** START DATA EXTRACT **
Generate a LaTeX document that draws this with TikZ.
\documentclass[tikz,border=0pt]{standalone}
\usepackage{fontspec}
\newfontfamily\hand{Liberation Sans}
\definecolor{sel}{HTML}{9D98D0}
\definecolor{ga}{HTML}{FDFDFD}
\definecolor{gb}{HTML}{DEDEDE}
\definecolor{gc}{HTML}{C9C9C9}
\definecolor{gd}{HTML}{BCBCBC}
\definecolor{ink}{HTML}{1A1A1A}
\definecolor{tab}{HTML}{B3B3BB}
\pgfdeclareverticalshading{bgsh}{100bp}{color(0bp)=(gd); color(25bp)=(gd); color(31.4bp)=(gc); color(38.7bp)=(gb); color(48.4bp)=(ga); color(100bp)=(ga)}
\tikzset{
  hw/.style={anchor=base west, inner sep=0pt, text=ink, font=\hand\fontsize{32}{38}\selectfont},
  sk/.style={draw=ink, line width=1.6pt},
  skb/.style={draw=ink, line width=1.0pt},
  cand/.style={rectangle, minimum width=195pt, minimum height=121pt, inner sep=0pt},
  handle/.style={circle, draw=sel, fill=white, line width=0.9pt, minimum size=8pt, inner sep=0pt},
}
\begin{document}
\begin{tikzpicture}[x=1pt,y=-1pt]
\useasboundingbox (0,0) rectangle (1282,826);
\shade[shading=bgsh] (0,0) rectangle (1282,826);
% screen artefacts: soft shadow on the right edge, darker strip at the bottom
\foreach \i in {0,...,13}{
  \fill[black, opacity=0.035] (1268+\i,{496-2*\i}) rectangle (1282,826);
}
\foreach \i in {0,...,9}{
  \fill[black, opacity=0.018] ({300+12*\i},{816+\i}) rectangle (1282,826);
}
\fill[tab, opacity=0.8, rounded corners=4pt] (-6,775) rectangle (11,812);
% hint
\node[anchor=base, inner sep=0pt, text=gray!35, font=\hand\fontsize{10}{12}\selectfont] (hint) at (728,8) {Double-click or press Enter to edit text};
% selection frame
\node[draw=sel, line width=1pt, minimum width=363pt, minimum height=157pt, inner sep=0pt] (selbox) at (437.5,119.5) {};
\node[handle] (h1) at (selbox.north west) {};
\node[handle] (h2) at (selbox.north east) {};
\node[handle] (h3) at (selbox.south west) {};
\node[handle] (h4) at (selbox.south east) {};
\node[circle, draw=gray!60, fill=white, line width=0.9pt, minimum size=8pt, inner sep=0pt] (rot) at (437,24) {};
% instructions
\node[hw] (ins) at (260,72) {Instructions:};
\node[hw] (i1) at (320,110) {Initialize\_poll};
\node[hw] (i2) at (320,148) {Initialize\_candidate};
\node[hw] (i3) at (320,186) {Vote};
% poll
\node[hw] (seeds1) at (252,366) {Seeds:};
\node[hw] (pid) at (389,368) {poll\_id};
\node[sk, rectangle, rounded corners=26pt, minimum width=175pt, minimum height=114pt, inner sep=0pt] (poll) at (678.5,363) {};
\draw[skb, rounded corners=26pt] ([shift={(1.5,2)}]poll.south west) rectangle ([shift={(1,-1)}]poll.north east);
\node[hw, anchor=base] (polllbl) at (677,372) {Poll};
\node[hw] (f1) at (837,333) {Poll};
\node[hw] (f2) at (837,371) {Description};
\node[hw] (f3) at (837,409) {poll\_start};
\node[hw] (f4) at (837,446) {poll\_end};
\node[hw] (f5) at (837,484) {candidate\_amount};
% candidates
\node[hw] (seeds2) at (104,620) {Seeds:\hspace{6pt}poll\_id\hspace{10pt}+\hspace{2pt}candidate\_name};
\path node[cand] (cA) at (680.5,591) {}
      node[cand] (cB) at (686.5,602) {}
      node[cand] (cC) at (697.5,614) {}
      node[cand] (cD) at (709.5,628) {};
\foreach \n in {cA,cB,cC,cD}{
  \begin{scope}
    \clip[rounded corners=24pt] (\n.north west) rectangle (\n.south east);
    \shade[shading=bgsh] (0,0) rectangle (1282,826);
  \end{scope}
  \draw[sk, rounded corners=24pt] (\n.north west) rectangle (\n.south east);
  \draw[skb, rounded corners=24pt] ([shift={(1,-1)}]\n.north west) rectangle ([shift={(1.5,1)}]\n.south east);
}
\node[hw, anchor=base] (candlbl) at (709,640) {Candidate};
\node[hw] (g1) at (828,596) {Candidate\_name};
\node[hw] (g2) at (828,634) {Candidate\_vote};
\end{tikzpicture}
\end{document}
** END DATA EXTRACT **
Reproduce the complete data exactly as presented above.

=== OUTPUT BELOW ===
Generate a LaTeX document that draws this with TikZ.
\documentclass[tikz,border=0pt]{standalone}
\usepackage{fontspec}
\newfontfamily\hand{Liberation Sans}
\definecolor{sel}{HTML}{9D98D0}
\definecolor{ga}{HTML}{FDFDFD}
\definecolor{gb}{HTML}{DEDEDE}
\definecolor{gc}{HTML}{C9C9C9}
\definecolor{gd}{HTML}{BCBCBC}
\definecolor{ink}{HTML}{1A1A1A}
\definecolor{tab}{HTML}{B3B3BB}
\pgfdeclareverticalshading{bgsh}{100bp}{color(0bp)=(gd); color(25bp)=(gd); color(31.4bp)=(gc); color(38.7bp)=(gb); color(48.4bp)=(ga); color(100bp)=(ga)}
\tikzset{
  hw/.style={anchor=base west, inner sep=0pt, text=ink, font=\hand\fontsize{32}{38}\selectfont},
  sk/.style={draw=ink, line width=1.6pt},
  skb/.style={draw=ink, line width=1.0pt},
  cand/.style={rectangle, minimum width=195pt, minimum height=121pt, inner sep=0pt},
  handle/.style={circle, draw=sel, fill=white, line width=0.9pt, minimum size=8pt, inner sep=0pt},
}
\begin{document}
\begin{tikzpicture}[x=1pt,y=-1pt]
\useasboundingbox (0,0) rectangle (1282,826);
\shade[shading=bgsh] (0,0) rectangle (1282,826);
% screen artefacts: soft shadow on the right edge, darker strip at the bottom
\foreach \i in {0,...,13}{
  \fill[black, opacity=0.035] (1268+\i,{496-2*\i}) rectangle (1282,826);
}
\foreach \i in {0,...,9}{
  \fill[black, opacity=0.018] ({300+12*\i},{816+\i}) rectangle (1282,826);
}
\fill[tab, opacity=0.8, rounded corners=4pt] (-6,775) rectangle (11,812);
% hint
\node[anchor=base, inner sep=0pt, text=gray!35, font=\hand\fontsize{10}{12}\selectfont] (hint) at (728,8) {Double-click or press Enter to edit text};
% selection frame
\node[draw=sel, line width=1pt, minimum width=363pt, minimum height=157pt, inner sep=0pt] (selbox) at (437.5,119.5) {};
\node[handle] (h1) at (selbox.north west) {};
\node[handle] (h2) at (selbox.north east) {};
\node[handle] (h3) at (selbox.south west) {};
\node[handle] (h4) at (selbox.south east) {};
\node[circle, draw=gray!60, fill=white, line width=0.9pt, minimum size=8pt, inner sep=0pt] (rot) at (437,24) {};
% instructions
\node[hw] (ins) at (260,72) {Instructions:};
\node[hw] (i1) at (320,110) {Initialize\_poll};
\node[hw] (i2) at (320,148) {Initialize\_candidate};
\node[hw] (i3) at (320,186) {Vote};
% poll
\node[hw] (seeds1) at (252,366) {Seeds:};
\node[hw] (pid) at (389,368) {poll\_id};
\node[sk, rectangle, rounded corners=26pt, minimum width=175pt, minimum height=114pt, inner sep=0pt] (poll) at (678.5,363) {};
\draw[skb, rounded corners=26pt] ([shift={(1.5,2)}]poll.south west) rectangle ([shift={(1,-1)}]poll.north east);
\node[hw, anchor=base] (polllbl) at (677,372) {Poll};
\node[hw] (f1) at (837,333) {Poll};
\node[hw] (f2) at (837,371) {Description};
\node[hw] (f3) at (837,409) {poll\_start};
\node[hw] (f4) at (837,446) {poll\_end};
\node[hw] (f5) at (837,484) {candidate\_amount};
% candidates
\node[hw] (seeds2) at (104,620) {Seeds:\hspace{6pt}poll\_id\hspace{10pt}+\hspace{2pt}candidate\_name};
\path node[cand] (cA) at (680.5,591) {}
      node[cand] (cB) at (686.5,602) {}
      node[cand] (cC) at (697.5,614) {}
      node[cand] (cD) at (709.5,628) {};
\foreach \n in {cA,cB,cC,cD}{
  \begin{scope}
    \clip[rounded corners=24pt] (\n.north west) rectangle (\n.south east);
    \shade[shading=bgsh] (0,0) rectangle (1282,826);
  \end{scope}
  \draw[sk, rounded corners=24pt] (\n.north west) rectangle (\n.south east);
  \draw[skb, rounded corners=24pt] ([shift={(1,-1)}]\n.north west) rectangle ([shift={(1.5,1)}]\n.south east);
}
\node[hw, anchor=base] (candlbl) at (709,640) {Candidate};
\node[hw] (g1) at (828,596) {Candidate\_name};
\node[hw] (g2) at (828,634) {Candidate\_vote};
\end{tikzpicture}
\end{document}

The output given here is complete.